= WHAT YOU NEED TO DO =
Starting at the first line of the data, please print exactly those lines through the one that holds "const yLabelValues = [200, 400, 600, 800, 1000];", omitting every picture.

┄┄┄┄┄┄

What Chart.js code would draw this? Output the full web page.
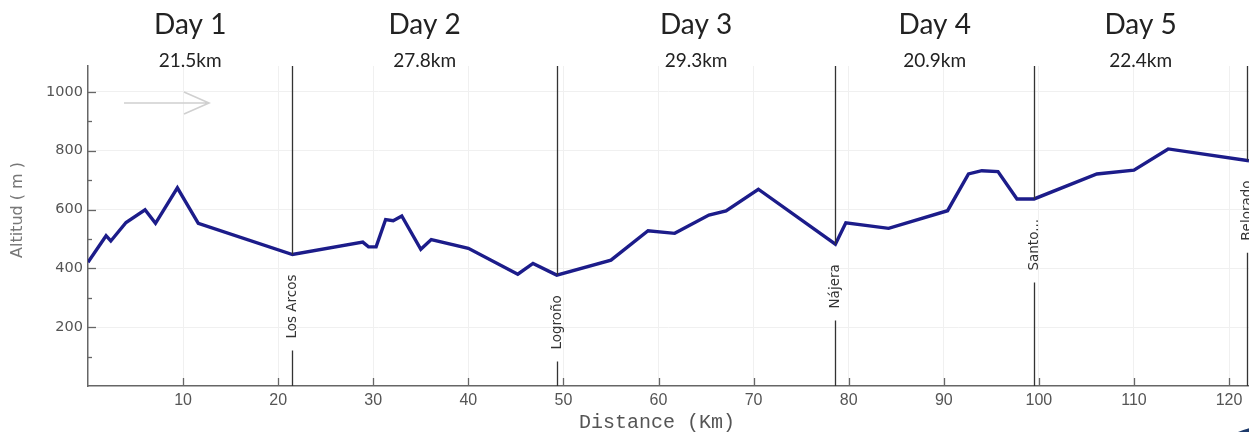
<!DOCTYPE html>
<html>
<head>
<meta charset="utf-8">
<script src="https://cdn.jsdelivr.net/npm/chart.js@4"></script>
<style>
  html, body { margin: 0; padding: 0; background: #fff; }
  #wrap { width: 1249px; height: 432px; position: relative; }
</style>
</head>
<body>
<div id="wrap"><canvas id="profile"></canvas></div>
<script>
// Elevation profile (km along the route, altitude in m)
const distanceKm = [0, 1.9, 2.4, 4.0, 6.0, 7.1, 9.4, 11.6, 21.5, 28.9, 29.5, 30.3, 31.3, 32.1, 33.0, 35.0, 36.1, 40.0, 45.2, 46.8, 49.3,
                    55.0, 58.9, 61.7, 65.3, 67.1, 70.5, 78.6, 79.7, 84.2, 90.4, 92.6, 94.0, 95.7, 97.7, 99.5, 106.1, 110.0, 113.6, 122.1];
const altitudeM = [421, 511, 493, 556, 599, 553, 674, 553, 447, 489, 473, 473, 566, 562, 578, 465, 498, 468, 380, 417, 377,
                   428, 528, 519, 581, 595, 669, 482, 555, 536, 596, 721, 732, 729, 636, 636, 721, 734, 806, 766];

// Stages
const dayLabels = ['Day 1', 'Day 2', 'Day 3', 'Day 4', 'Day 5'];
const dayKm = [21.5, 27.8, 29.3, 20.9, 22.4];
const stageTowns = ['Los Arcos', 'Logroño', 'Nájera', 'Santo...', 'Belorado'];

// Axis ticks
const yLabelValues = [200, 400, 600, 800, 1000];

// helpers
const altitudeAt = (km) => {
    for (let i = 1; i < distanceKm.length; i++) {
        if (km <= distanceKm[i]) {
            const t = (km - distanceKm[i - 1]) / (distanceKm[i] - distanceKm[i - 1]);
            return altitudeM[i - 1] + t * (altitudeM[i] - altitudeM[i - 1]);
        }
    }
    return altitudeM[altitudeM.length - 1];
};

const isLabelled = (v) => yLabelValues.includes(Math.round(v));

const stageEnds = [];
dayKm.reduce((sum, d) => { stageEnds.push(+(sum + d).toFixed(1)); return sum + d; }, 0);

// draws inward ticks, stage markers, day headers, titles
const decorPlugin = {
    id: 'decor',
    afterDatasetsDraw(chart) {
        const { ctx, chartArea, scales } = chart;
        const xs = scales.x, ys = scales.y;

        ctx.save();
        // inward tick marks
        ctx.strokeStyle = '#666';
        ctx.lineWidth = 1.3;
        ys.ticks.forEach(t => {
            if (t.value <= 0) return;
            const y = Math.round(ys.getPixelForValue(t.value)) + 0.5;
            const len = isLabelled(t.value) ? 8 : 4;
            ctx.beginPath();
            ctx.moveTo(chartArea.left, y);
            ctx.lineTo(chartArea.left + len, y);
            ctx.stroke();
        });
        xs.ticks.forEach(t => {
            if (t.value <= 0) return;
            const x = Math.round(xs.getPixelForValue(t.value)) + 0.5;
            ctx.beginPath();
            ctx.moveTo(x, chartArea.bottom);
            ctx.lineTo(x, chartArea.bottom - 8);
            ctx.stroke();
        });

        // direction arrow
        ctx.strokeStyle = '#d0d0d0';
        ctx.lineWidth = 1.6;
        ctx.beginPath();
        ctx.moveTo(124, 103);
        ctx.lineTo(209, 103);
        ctx.moveTo(184, 92);
        ctx.lineTo(209, 103);
        ctx.lineTo(184, 114);
        ctx.stroke();

        // stage town markers
        ctx.font = '13.5px "DejaVu Sans"';
        stageEnds.forEach((km, i) => {
            const x = Math.round(xs.getPixelForValue(km)) + 0.5;
            const yProf = ys.getPixelForValue(altitudeAt(km));
            const top = yProf + 20;
            const w = ctx.measureText(stageTowns[i]).width;
            ctx.strokeStyle = '#333';
            ctx.lineWidth = 1.3;
            ctx.beginPath();
            ctx.moveTo(x, chartArea.top);
            ctx.lineTo(x, yProf);
            ctx.moveTo(x, top + w + 12);
            ctx.lineTo(x, chartArea.bottom);
            ctx.stroke();
            ctx.save();
            ctx.translate(x, top);
            ctx.rotate(-Math.PI / 2);
            ctx.fillStyle = '#333';
            ctx.textAlign = 'right';
            ctx.textBaseline = 'middle';
            ctx.fillText(stageTowns[i], 0, 0);
            ctx.restore();
        });
        ctx.restore();
    },
    afterDraw(chart) {
        const { ctx, scales } = chart;
        const xs = scales.x;
        ctx.save();
        // day headers centred over each stage
        ctx.fillStyle = '#222';
        ctx.textAlign = 'center';
        ctx.textBaseline = 'alphabetic';
        let start = 0;
        stageEnds.forEach((end, i) => {
            const cx = xs.getPixelForValue((start + end) / 2);
            ctx.font = '28px Lato';
            ctx.fillText(dayLabels[i], cx, 34);
            ctx.font = '19px Lato';
            ctx.fillText(dayKm[i].toFixed(1) + 'km', cx, 67);
            start = end;
        });

        // axis titles
        ctx.fillStyle = '#555';
        ctx.font = '20px "Liberation Mono"';
        ctx.textBaseline = 'middle';
        ctx.fillText('Distance (Km)', 657, 423);
        ctx.save();
        ctx.translate(18, 210);
        ctx.rotate(-Math.PI / 2);
        ctx.font = '16px "DejaVu Sans"';
        ctx.fillStyle = '#777';
        ctx.fillText('Altitud ( m )', 0, 0);
        ctx.restore();

        // logo corner
        ctx.fillStyle = '#1d3a6b';
        ctx.beginPath();
        ctx.ellipse(1275, 458, 60, 33, 0, 0, Math.PI * 2);
        ctx.fill();
        ctx.restore();
    }
};

new Chart(document.getElementById('profile'), {
    type: 'line',
    data: {
        datasets: [{
            data: distanceKm.map((km, i) => ({ x: km, y: altitudeM[i] })),
            borderColor: '#1c1c8a',
            borderWidth: 3.4,
            pointRadius: 0,
            tension: 0,
            fill: false
        }]
    },
    options: {
        responsive: true,
        maintainAspectRatio: false,
        animation: false,
        layout: { padding: { top: 66, right: 0, left: 0, bottom: 0 } },
        plugins: { legend: { display: false }, tooltip: { enabled: false } },
        scales: {
            x: {
                type: 'linear',
                min: 0,
                max: 122.1,
                afterFit: (s) => { s.height = 46; },
                border: { color: '#666', width: 1.5 },
                grid: { drawTicks: false, color: (c) => c.tick && c.tick.value > 0 ? '#f0f0f0' : 'transparent' },
                ticks: {
                    stepSize: 10,
                    includeBounds: false,
                    padding: 5,
                    color: '#555',
                    font: { family: '"Liberation Sans Narrow", "Liberation Sans"', size: 16 },
                    callback: (v) => v > 0 ? v : ''
                }
            },
            y: {
                min: 0,
                max: 1088,
                afterFit: (s) => { s.width = 88; },
                border: { color: '#666', width: 1.5 },
                grid: { drawTicks: false, color: (c) => c.tick && isLabelled(c.tick.value) ? '#f0f0f0' : 'transparent' },
                ticks: {
                    stepSize: 100,
                    includeBounds: false,
                    padding: 5,
                    color: '#555',
                    font: { family: 'DejaVu Sans', size: 14.5 },
                    callback: (v) => isLabelled(v) ? Math.round(v) : ''
                }
            }
        }
    },
    plugins: [decorPlugin]
});
</script>
</body>
</html>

┄┄┄┄┄┄

= OUTPUT OF THE TASK =
What Chart.js code would draw this? Output the full web page.
<!DOCTYPE html>
<html>
<head>
<meta charset="utf-8">
<script src="https://cdn.jsdelivr.net/npm/chart.js@4"></script>
<style>
  html, body { margin: 0; padding: 0; background: #fff; }
  #wrap { width: 1249px; height: 432px; position: relative; }
</style>
</head>
<body>
<div id="wrap"><canvas id="profile"></canvas></div>
<script>
// Elevation profile (km along the route, altitude in m)
const distanceKm = [0, 1.9, 2.4, 4.0, 6.0, 7.1, 9.4, 11.6, 21.5, 28.9, 29.5, 30.3, 31.3, 32.1, 33.0, 35.0, 36.1, 40.0, 45.2, 46.8, 49.3,
                    55.0, 58.9, 61.7, 65.3, 67.1, 70.5, 78.6, 79.7, 84.2, 90.4, 92.6, 94.0, 95.7, 97.7, 99.5, 106.1, 110.0, 113.6, 122.1];
const altitudeM = [421, 511, 493, 556, 599, 553, 674, 553, 447, 489, 473, 473, 566, 562, 578, 465, 498, 468, 380, 417, 377,
                   428, 528, 519, 581, 595, 669, 482, 555, 536, 596, 721, 732, 729, 636, 636, 721, 734, 806, 766];

// Stages
const dayLabels = ['Day 1', 'Day 2', 'Day 3', 'Day 4', 'Day 5'];
const dayKm = [21.5, 27.8, 29.3, 20.9, 22.4];
const stageTowns = ['Los Arcos', 'Logroño', 'Nájera', 'Santo...', 'Belorado'];

// Axis ticks
const yLabelValues = [200, 400, 600, 800, 1000];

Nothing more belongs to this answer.